How long does it take to relearn this?
Most people can lock in a single new number with a week of brief daily recall. Rebuilding the broader habit of remembering instead of reaching for a screen takes a few weeks, since you are retraining a default, not just storing one fact. The hippocampus changes are gradual and follow sustained, effortful practice.
Is it bad for my brain to rely on my phone?
Relying on your phone is not damaging your hardware, but it does mean you stop rehearsing recall, so the skill atrophies from disuse. The research on digital amnesia shows the brain encodes where to find information rather than the information itself. The fix is to deliberately internalize a small set of things you decide are worth owning.
What is the Major System and is it worth learning?
The Major System maps each digit to a consonant sound so you can turn numbers into words and images, which the brain remembers far better than abstract digits.

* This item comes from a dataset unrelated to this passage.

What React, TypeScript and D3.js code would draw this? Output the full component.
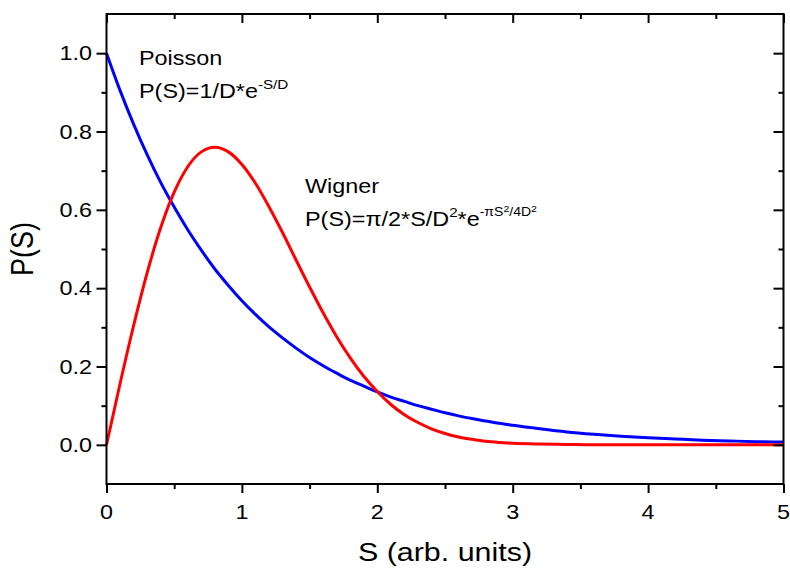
import React, { useEffect, useRef } from 'react'
import * as d3 from 'd3'

// S values (arb. units) and the two curves
const sValues = [0, 0.1, 0.2, 0.3, 0.4, 0.5, 0.6, 0.7, 0.8, 0.9, 1.0, 1.1, 1.2, 1.3, 1.4, 1.5, 1.6, 1.7, 1.8, 1.9, 2.0, 2.1, 2.2, 2.3, 2.4, 2.5, 2.6, 2.7, 2.8, 2.9, 3.0, 3.2, 3.4, 3.6, 3.8, 4.0, 4.2, 4.4, 4.6, 4.8, 5.0]
const poisson = [1.0, 0.905, 0.819, 0.741, 0.67, 0.607, 0.549, 0.497, 0.449, 0.407, 0.368, 0.333, 0.301, 0.273, 0.247, 0.223, 0.202, 0.183, 0.165, 0.15, 0.135, 0.122, 0.111, 0.1, 0.091, 0.082, 0.074, 0.067, 0.061, 0.055, 0.05, 0.041, 0.033, 0.027, 0.022, 0.018, 0.015, 0.012, 0.01, 0.008, 0.007]
const wigner = [0, 0.156, 0.304, 0.439, 0.554, 0.645, 0.71, 0.748, 0.76, 0.748, 0.716, 0.668, 0.608, 0.542, 0.472, 0.403, 0.337, 0.276, 0.222, 0.175, 0.136, 0.103, 0.077, 0.057, 0.041, 0.029, 0.02, 0.014, 0.009, 0.006, 0.004, 0.002, 0.001, 0.0, 0.0, 0.0, 0.0, 0.0, 0.0, 0.0, 0.0]

const xTicks = [0, 1, 2, 3, 4, 5]
const xMinor = [0.5, 1.5, 2.5, 3.5, 4.5]
const yTicks = [0, 0.2, 0.4, 0.6, 0.8, 1.0]
const yMinor = [0.1, 0.3, 0.5, 0.7, 0.9]

const FONT = "'Liberation Sans', Arial, sans-serif"
const SX = 1.17 // the original text is a bit wider than plain Arial

function drawChart(el: SVGSVGElement) {
  const svg = d3.select(el)
  svg.selectAll('*').remove()

  const x = d3.scaleLinear().domain([0, 5]).range([106.5, 783.5])
  const y = d3.scaleLinear().domain([-0.1, 1.1]).range([484, 14])
  const [x0, x1] = x.range()
  const [y0, y1] = y.range()

  const line = d3.line<number>()
    .x((d, i) => x(sValues[i]))
    .y(d => y(d))
    .curve(d3.curveMonotoneX)

  svg.append('path').datum(poisson)
    .attr('d', line).attr('fill', 'none')
    .attr('stroke', '#0000ff').attr('stroke-width', 3)
  svg.append('path').datum(wigner)
    .attr('d', line).attr('fill', 'none')
    .attr('stroke', '#ff0000').attr('stroke-width', 3)

  const styleAxis = (g: any) => {
    g.select('.domain').remove()
    g.selectAll('text').remove()
    g.selectAll('line').attr('stroke', '#000').attr('stroke-width', 2)
  }
  const tickAxis = (axis: any, tx: number, ty: number, vals: number[], size: number) => {
    svg.append('g').attr('transform', `translate(${tx},${ty})`)
      .call(axis.tickValues(vals).tickSize(size))
      .call(styleAxis)
  }

  // bottom: outward, top: inward
  tickAxis(d3.axisBottom(x), 0, y0, xTicks, 9)
  tickAxis(d3.axisBottom(x), 0, y0, xMinor, 5)
  tickAxis(d3.axisBottom(x), 0, y1, xTicks, 9)
  tickAxis(d3.axisBottom(x), 0, y1, xMinor, 5)
  // left: outward, right: inward
  tickAxis(d3.axisLeft(y), x0, 0, yTicks, 10)
  tickAxis(d3.axisLeft(y), x0, 0, yMinor, 5)
  tickAxis(d3.axisLeft(y), x1, 0, yTicks, 10)
  tickAxis(d3.axisLeft(y), x1, 0, yMinor, 5)

  // frame
  svg.append('rect')
    .attr('x', x0).attr('y', y1)
    .attr('width', x1 - x0).attr('height', y0 - y1)
    .attr('fill', 'none').attr('stroke', '#000').attr('stroke-width', 2)

  const label = (tx: number, ty: number, anchor: string, size: number) =>
    svg.append('g').attr('transform', `translate(${tx},${ty}) scale(${SX},1)`)
      .append('text')
      .attr('text-anchor', anchor)
      .attr('font-size', size).attr('font-family', FONT).attr('fill', '#000')

  // tick labels
  xTicks.forEach(v => label(x(v), 519, 'middle', 20).text(d3.format('d')(v)))
  yTicks.forEach(v => label(92, y(v) + 7, 'end', 20).text(d3.format('.1f')(v)))

  // axis titles
  label((x0 + x1) / 2, 561, 'middle', 26).text('S (arb. units)')
  svg.append('g')
    .attr('transform', `translate(33,${(y0 + y1) / 2}) scale(${SX},1) rotate(-90)`)
    .append('text')
    .attr('text-anchor', 'middle')
    .attr('font-size', 27).attr('font-family', FONT)
    .text('P(S)')

  // annotations
  label(139, 65, 'start', 20).text('Poisson')
  const p = label(139, 98, 'start', 20)
  p.append('tspan').text('P(S)=1/D*e')
  p.append('tspan').attr('dy', -9).attr('font-size', 13).text('-S/D')

  label(305, 193, 'start', 20).text('Wigner')
  const w = label(305, 226, 'start', 20)
  w.append('tspan').text('P(S)=π/2*S/D')
  w.append('tspan').attr('dy', -9).attr('font-size', 13).text('2')
  w.append('tspan').attr('dy', 9).attr('font-size', 20).text('*e')
  w.append('tspan').attr('dy', -10).attr('font-size', 12).text('-πS')
  w.append('tspan').attr('dy', -4).attr('font-size', 9).text('2')
  w.append('tspan').attr('dy', 4).attr('font-size', 12).text('/4D')
  w.append('tspan').attr('dy', -4).attr('font-size', 9).text('2')
}

export default function App() {
  const ref = useRef<SVGSVGElement>(null)
  useEffect(() => {
    if (ref.current) drawChart(ref.current)
  }, [])
  return (
    <svg ref={ref} width={790} height={571}
      style={{ position: 'absolute', left: 0, top: 0, background: '#fff' }} />
  )
}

It takes an hour or two to learn the mapping and then becomes fast. It is worth it if you regularly need to hold many numbers, and overkill if you only want to remember two or three.
Does spaced repetition really beat just repeating a number?
Yes. Recalling a number from a blank slate at widening intervals forces effortful retrieval, which strengthens the memory far more than passively rereading it. Rereading feels productive but builds little durable recall. The struggle of pulling it from nothing is the part that works.